• Aim of the exercise
From the first line of the listing below to the line with "p.xgrid.visible = False", print each line exactly, and nothing more. Leave out the pictures.
#####
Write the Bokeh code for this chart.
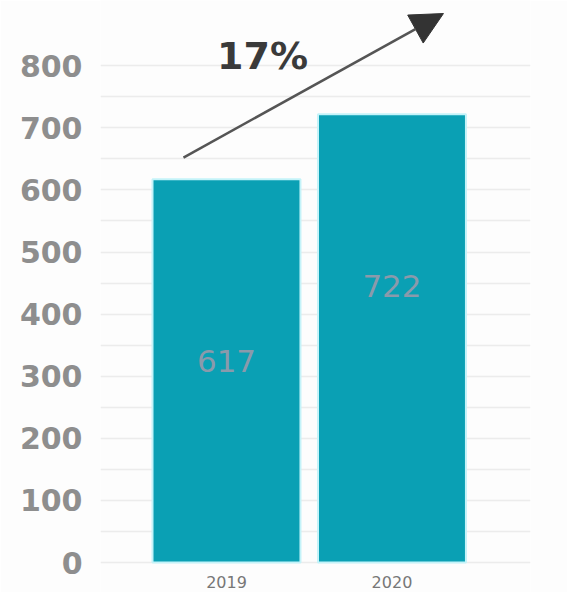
from bokeh.plotting import figure
from bokeh.models import Range1d, FixedTicker, Arrow, NormalHead, ColumnDataSource
from bokeh.core.properties import value
from bokeh.embed import file_html
from bokeh.resources import INLINE

# data
years = ["2019", "2020"]
counts = [617, 722]
growth_label = "17%"
y_ticks = [0, 100, 200, 300, 400, 500, 600, 700, 800]

# layout constants (not data)
xpos = [1, 2]
bar_w = 0.894
label_y = [325, 446]

p = figure(width=567, height=592, output_backend="svg", toolbar_location=None,
           x_range=Range1d(0.2387, 2.837), y_range=Range1d(-48.3, 905),
           min_border_left=100, min_border_right=37, min_border_top=0, min_border_bottom=0)
p.outline_line_color = None
p.background_fill_color = "#fdfdfd"
p.border_fill_color = "#fdfdfd"
p.xaxis.visible = False
p.xgrid.visible = False

ax = p.yaxis[0]
ax.ticker = FixedTicker(ticks=y_ticks)
ax.axis_line_color = None
ax.major_tick_line_color = None
ax.minor_tick_line_color = None
ax.major_label_text_font = "DejaVu Sans"
ax.major_label_text_font_style = "bold"
ax.major_label_text_font_size = "30px"
ax.major_label_text_color = "#8e8e8e"
ax.major_label_standoff = 12

p.ygrid.ticker = FixedTicker(ticks=list(range(0, 801, 50)))
p.ygrid.grid_line_color = "#ececec"
p.ygrid.grid_line_width = 1.5

src = ColumnDataSource(dict(x=xpos, top=counts, year=years,
                            lab=[str(c) for c in counts], ly=label_y))
p.vbar(x="x", top="top", bottom=0, width=bar_w, source=src,
       fill_color="#0aa0b4", line_color="#c4f3f9", line_width=2)

p.text(x="x", y="ly", text="lab", source=src, text_font=value("DejaVu Sans"),
       text_font_size="31px", text_color="#8a9aab", text_align="center",
       text_baseline="middle")

p.text(x="x", y=-32, text="year", source=src, text_font=value("DejaVu Sans"),
       text_font_size="16px", text_color="#777777", text_align="center",
       text_baseline="middle")

p.add_layout(Arrow(end=NormalHead(size=32, fill_color="#333333", line_color="#333333"),
                   x_start=0.74, y_start=652, x_end=2.311, y_end=884,
                   line_color="#555555", line_width=2.5))

p.text(x=[1.2175], y=[815], text=[growth_label], text_font=value("DejaVu Sans"),
       text_font_style="bold", text_font_size="38px", text_color="#3a3a3a",
       text_align="center", text_baseline="middle")

open("out.html", "w").write(file_html(p, INLINE))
#####
• The completed task
Write the Bokeh code for this chart.
from bokeh.plotting import figure
from bokeh.models import Range1d, FixedTicker, Arrow, NormalHead, ColumnDataSource
from bokeh.core.properties import value
from bokeh.embed import file_html
from bokeh.resources import INLINE

# data
years = ["2019", "2020"]
counts = [617, 722]
growth_label = "17%"
y_ticks = [0, 100, 200, 300, 400, 500, 600, 700, 800]

# layout constants (not data)
xpos = [1, 2]
bar_w = 0.894
label_y = [325, 446]

p = figure(width=567, height=592, output_backend="svg", toolbar_location=None,
           x_range=Range1d(0.2387, 2.837), y_range=Range1d(-48.3, 905),
           min_border_left=100, min_border_right=37, min_border_top=0, min_border_bottom=0)
p.outline_line_color = None
p.background_fill_color = "#fdfdfd"
p.border_fill_color = "#fdfdfd"
p.xaxis.visible = False
p.xgrid.visible = False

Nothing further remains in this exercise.